--- start ---

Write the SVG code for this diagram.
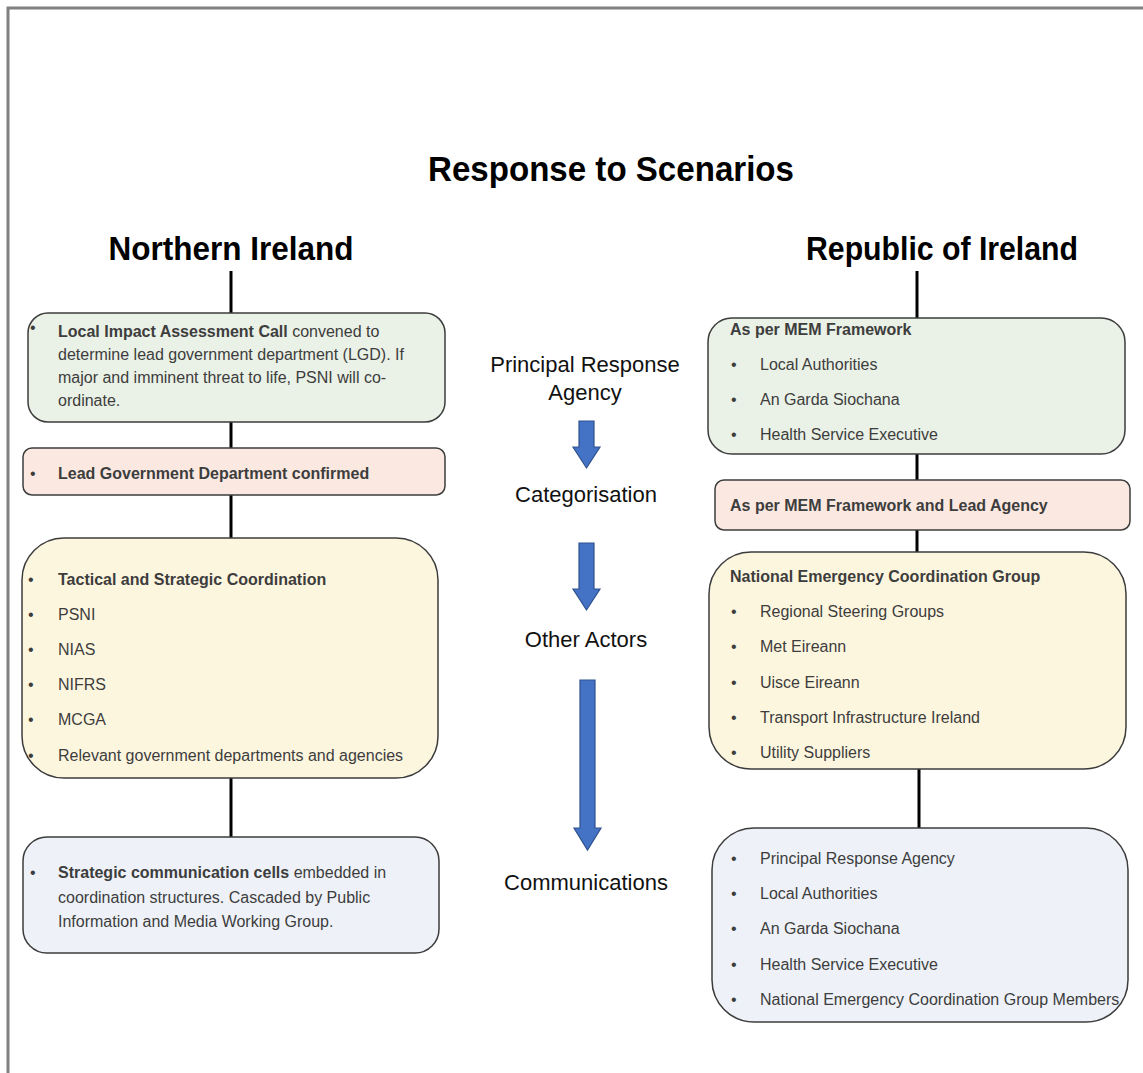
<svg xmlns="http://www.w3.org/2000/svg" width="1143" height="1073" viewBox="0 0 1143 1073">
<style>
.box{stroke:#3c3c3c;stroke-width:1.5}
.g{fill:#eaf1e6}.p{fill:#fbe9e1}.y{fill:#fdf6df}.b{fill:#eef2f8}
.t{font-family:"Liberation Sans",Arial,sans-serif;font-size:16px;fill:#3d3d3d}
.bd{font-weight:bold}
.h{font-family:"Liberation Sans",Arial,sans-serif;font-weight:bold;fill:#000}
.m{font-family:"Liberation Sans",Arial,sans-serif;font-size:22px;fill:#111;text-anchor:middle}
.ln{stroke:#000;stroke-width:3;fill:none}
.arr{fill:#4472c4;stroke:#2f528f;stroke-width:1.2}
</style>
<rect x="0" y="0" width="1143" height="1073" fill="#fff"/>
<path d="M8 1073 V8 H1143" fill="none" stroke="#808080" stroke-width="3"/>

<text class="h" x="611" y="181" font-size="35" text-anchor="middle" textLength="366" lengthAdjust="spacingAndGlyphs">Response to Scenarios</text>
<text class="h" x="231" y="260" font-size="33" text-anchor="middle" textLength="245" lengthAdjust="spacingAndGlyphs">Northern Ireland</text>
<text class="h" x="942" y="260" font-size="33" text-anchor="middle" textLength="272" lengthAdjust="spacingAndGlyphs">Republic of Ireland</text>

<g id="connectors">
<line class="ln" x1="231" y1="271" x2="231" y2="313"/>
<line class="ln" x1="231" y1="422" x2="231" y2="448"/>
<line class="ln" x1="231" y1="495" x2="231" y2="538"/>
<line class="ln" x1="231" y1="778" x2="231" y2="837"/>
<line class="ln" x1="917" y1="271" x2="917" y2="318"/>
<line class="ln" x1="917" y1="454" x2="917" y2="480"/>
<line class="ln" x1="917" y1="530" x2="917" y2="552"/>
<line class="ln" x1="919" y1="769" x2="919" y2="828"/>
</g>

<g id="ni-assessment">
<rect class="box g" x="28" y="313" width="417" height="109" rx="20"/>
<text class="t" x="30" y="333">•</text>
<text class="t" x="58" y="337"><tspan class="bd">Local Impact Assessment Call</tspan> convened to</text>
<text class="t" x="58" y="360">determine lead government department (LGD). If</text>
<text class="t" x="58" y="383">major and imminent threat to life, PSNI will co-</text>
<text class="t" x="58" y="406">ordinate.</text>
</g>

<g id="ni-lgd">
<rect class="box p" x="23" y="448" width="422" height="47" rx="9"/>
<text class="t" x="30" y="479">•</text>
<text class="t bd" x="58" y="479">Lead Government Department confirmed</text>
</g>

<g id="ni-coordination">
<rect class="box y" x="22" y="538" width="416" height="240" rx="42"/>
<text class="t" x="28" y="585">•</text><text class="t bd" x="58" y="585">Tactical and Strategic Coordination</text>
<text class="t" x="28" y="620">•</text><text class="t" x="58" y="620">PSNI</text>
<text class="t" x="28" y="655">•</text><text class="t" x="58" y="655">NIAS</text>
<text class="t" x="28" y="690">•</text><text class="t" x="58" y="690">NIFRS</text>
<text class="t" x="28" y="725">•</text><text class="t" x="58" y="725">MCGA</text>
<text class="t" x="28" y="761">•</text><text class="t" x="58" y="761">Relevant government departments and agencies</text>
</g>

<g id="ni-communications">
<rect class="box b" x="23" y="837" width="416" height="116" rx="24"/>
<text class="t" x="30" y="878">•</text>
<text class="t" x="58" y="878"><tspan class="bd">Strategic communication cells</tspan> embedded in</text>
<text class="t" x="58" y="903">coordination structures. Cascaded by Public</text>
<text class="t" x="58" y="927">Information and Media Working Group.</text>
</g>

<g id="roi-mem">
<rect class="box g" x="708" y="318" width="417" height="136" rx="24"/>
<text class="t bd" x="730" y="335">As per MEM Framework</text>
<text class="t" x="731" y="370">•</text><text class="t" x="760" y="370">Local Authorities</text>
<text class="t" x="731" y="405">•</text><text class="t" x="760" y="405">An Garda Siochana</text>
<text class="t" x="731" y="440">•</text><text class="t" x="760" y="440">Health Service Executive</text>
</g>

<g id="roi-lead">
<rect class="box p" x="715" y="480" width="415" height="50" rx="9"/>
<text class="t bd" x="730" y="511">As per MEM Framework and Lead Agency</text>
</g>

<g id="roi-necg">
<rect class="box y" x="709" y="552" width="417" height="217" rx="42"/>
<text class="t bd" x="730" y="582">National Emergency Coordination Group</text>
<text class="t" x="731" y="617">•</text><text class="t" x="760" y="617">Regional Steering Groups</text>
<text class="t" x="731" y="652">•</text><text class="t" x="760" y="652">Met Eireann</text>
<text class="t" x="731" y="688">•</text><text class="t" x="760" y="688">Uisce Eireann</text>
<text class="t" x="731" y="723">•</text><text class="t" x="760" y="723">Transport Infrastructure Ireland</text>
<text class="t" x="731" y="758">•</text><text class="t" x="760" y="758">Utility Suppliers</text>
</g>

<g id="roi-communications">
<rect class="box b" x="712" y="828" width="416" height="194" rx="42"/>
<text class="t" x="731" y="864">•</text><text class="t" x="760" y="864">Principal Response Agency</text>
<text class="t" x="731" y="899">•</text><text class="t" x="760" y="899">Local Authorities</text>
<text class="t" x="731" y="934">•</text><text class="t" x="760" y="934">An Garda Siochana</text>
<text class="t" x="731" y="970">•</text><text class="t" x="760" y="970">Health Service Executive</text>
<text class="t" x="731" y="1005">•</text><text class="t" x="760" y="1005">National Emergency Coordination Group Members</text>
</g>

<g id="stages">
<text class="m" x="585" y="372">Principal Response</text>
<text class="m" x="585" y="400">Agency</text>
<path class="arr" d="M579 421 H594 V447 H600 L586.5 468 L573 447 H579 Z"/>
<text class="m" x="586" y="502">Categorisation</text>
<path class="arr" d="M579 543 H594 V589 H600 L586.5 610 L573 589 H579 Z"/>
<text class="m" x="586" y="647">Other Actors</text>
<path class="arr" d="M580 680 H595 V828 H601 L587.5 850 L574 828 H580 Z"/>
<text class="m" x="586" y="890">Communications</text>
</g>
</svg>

--- end ---

■ **What to produce**: Omit any images, then output the listing exactly.

■ **Task response**:
Write the SVG code for this diagram.
<svg xmlns="http://www.w3.org/2000/svg" width="1143" height="1073" viewBox="0 0 1143 1073">
<style>
.box{stroke:#3c3c3c;stroke-width:1.5}
.g{fill:#eaf1e6}.p{fill:#fbe9e1}.y{fill:#fdf6df}.b{fill:#eef2f8}
.t{font-family:"Liberation Sans",Arial,sans-serif;font-size:16px;fill:#3d3d3d}
.bd{font-weight:bold}
.h{font-family:"Liberation Sans",Arial,sans-serif;font-weight:bold;fill:#000}
.m{font-family:"Liberation Sans",Arial,sans-serif;font-size:22px;fill:#111;text-anchor:middle}
.ln{stroke:#000;stroke-width:3;fill:none}
.arr{fill:#4472c4;stroke:#2f528f;stroke-width:1.2}
</style>
<rect x="0" y="0" width="1143" height="1073" fill="#fff"/>
<path d="M8 1073 V8 H1143" fill="none" stroke="#808080" stroke-width="3"/>

<text class="h" x="611" y="181" font-size="35" text-anchor="middle" textLength="366" lengthAdjust="spacingAndGlyphs">Response to Scenarios</text>
<text class="h" x="231" y="260" font-size="33" text-anchor="middle" textLength="245" lengthAdjust="spacingAndGlyphs">Northern Ireland</text>
<text class="h" x="942" y="260" font-size="33" text-anchor="middle" textLength="272" lengthAdjust="spacingAndGlyphs">Republic of Ireland</text>

<g id="connectors">
<line class="ln" x1="231" y1="271" x2="231" y2="313"/>
<line class="ln" x1="231" y1="422" x2="231" y2="448"/>
<line class="ln" x1="231" y1="495" x2="231" y2="538"/>
<line class="ln" x1="231" y1="778" x2="231" y2="837"/>
<line class="ln" x1="917" y1="271" x2="917" y2="318"/>
<line class="ln" x1="917" y1="454" x2="917" y2="480"/>
<line class="ln" x1="917" y1="530" x2="917" y2="552"/>
<line class="ln" x1="919" y1="769" x2="919" y2="828"/>
</g>

<g id="ni-assessment">
<rect class="box g" x="28" y="313" width="417" height="109" rx="20"/>
<text class="t" x="30" y="333">•</text>
<text class="t" x="58" y="337"><tspan class="bd">Local Impact Assessment Call</tspan> convened to</text>
<text class="t" x="58" y="360">determine lead government department (LGD). If</text>
<text class="t" x="58" y="383">major and imminent threat to life, PSNI will co-</text>
<text class="t" x="58" y="406">ordinate.</text>
</g>

<g id="ni-lgd">
<rect class="box p" x="23" y="448" width="422" height="47" rx="9"/>
<text class="t" x="30" y="479">•</text>
<text class="t bd" x="58" y="479">Lead Government Department confirmed</text>
</g>

<g id="ni-coordination">
<rect class="box y" x="22" y="538" width="416" height="240" rx="42"/>
<text class="t" x="28" y="585">•</text><text class="t bd" x="58" y="585">Tactical and Strategic Coordination</text>
<text class="t" x="28" y="620">•</text><text class="t" x="58" y="620">PSNI</text>
<text class="t" x="28" y="655">•</text><text class="t" x="58" y="655">NIAS</text>
<text class="t" x="28" y="690">•</text><text class="t" x="58" y="690">NIFRS</text>
<text class="t" x="28" y="725">•</text><text class="t" x="58" y="725">MCGA</text>
<text class="t" x="28" y="761">•</text><text class="t" x="58" y="761">Relevant government departments and agencies</text>
</g>

<g id="ni-communications">
<rect class="box b" x="23" y="837" width="416" height="116" rx="24"/>
<text class="t" x="30" y="878">•</text>
<text class="t" x="58" y="878"><tspan class="bd">Strategic communication cells</tspan> embedded in</text>
<text class="t" x="58" y="903">coordination structures. Cascaded by Public</text>
<text class="t" x="58" y="927">Information and Media Working Group.</text>
</g>

<g id="roi-mem">
<rect class="box g" x="708" y="318" width="417" height="136" rx="24"/>
<text class="t bd" x="730" y="335">As per MEM Framework</text>
<text class="t" x="731" y="370">•</text><text class="t" x="760" y="370">Local Authorities</text>
<text class="t" x="731" y="405">•</text><text class="t" x="760" y="405">An Garda Siochana</text>
<text class="t" x="731" y="440">•</text><text class="t" x="760" y="440">Health Service Executive</text>
</g>

<g id="roi-lead">
<rect class="box p" x="715" y="480" width="415" height="50" rx="9"/>
<text class="t bd" x="730" y="511">As per MEM Framework and Lead Agency</text>
</g>

<g id="roi-necg">
<rect class="box y" x="709" y="552" width="417" height="217" rx="42"/>
<text class="t bd" x="730" y="582">National Emergency Coordination Group</text>
<text class="t" x="731" y="617">•</text><text class="t" x="760" y="617">Regional Steering Groups</text>
<text class="t" x="731" y="652">•</text><text class="t" x="760" y="652">Met Eireann</text>
<text class="t" x="731" y="688">•</text><text class="t" x="760" y="688">Uisce Eireann</text>
<text class="t" x="731" y="723">•</text><text class="t" x="760" y="723">Transport Infrastructure Ireland</text>
<text class="t" x="731" y="758">•</text><text class="t" x="760" y="758">Utility Suppliers</text>
</g>

<g id="roi-communications">
<rect class="box b" x="712" y="828" width="416" height="194" rx="42"/>
<text class="t" x="731" y="864">•</text><text class="t" x="760" y="864">Principal Response Agency</text>
<text class="t" x="731" y="899">•</text><text class="t" x="760" y="899">Local Authorities</text>
<text class="t" x="731" y="934">•</text><text class="t" x="760" y="934">An Garda Siochana</text>
<text class="t" x="731" y="970">•</text><text class="t" x="760" y="970">Health Service Executive</text>
<text class="t" x="731" y="1005">•</text><text class="t" x="760" y="1005">National Emergency Coordination Group Members</text>
</g>

<g id="stages">
<text class="m" x="585" y="372">Principal Response</text>
<text class="m" x="585" y="400">Agency</text>
<path class="arr" d="M579 421 H594 V447 H600 L586.5 468 L573 447 H579 Z"/>
<text class="m" x="586" y="502">Categorisation</text>
<path class="arr" d="M579 543 H594 V589 H600 L586.5 610 L573 589 H579 Z"/>
<text class="m" x="586" y="647">Other Actors</text>
<path class="arr" d="M580 680 H595 V828 H601 L587.5 850 L574 828 H580 Z"/>
<text class="m" x="586" y="890">Communications</text>
</g>
</svg>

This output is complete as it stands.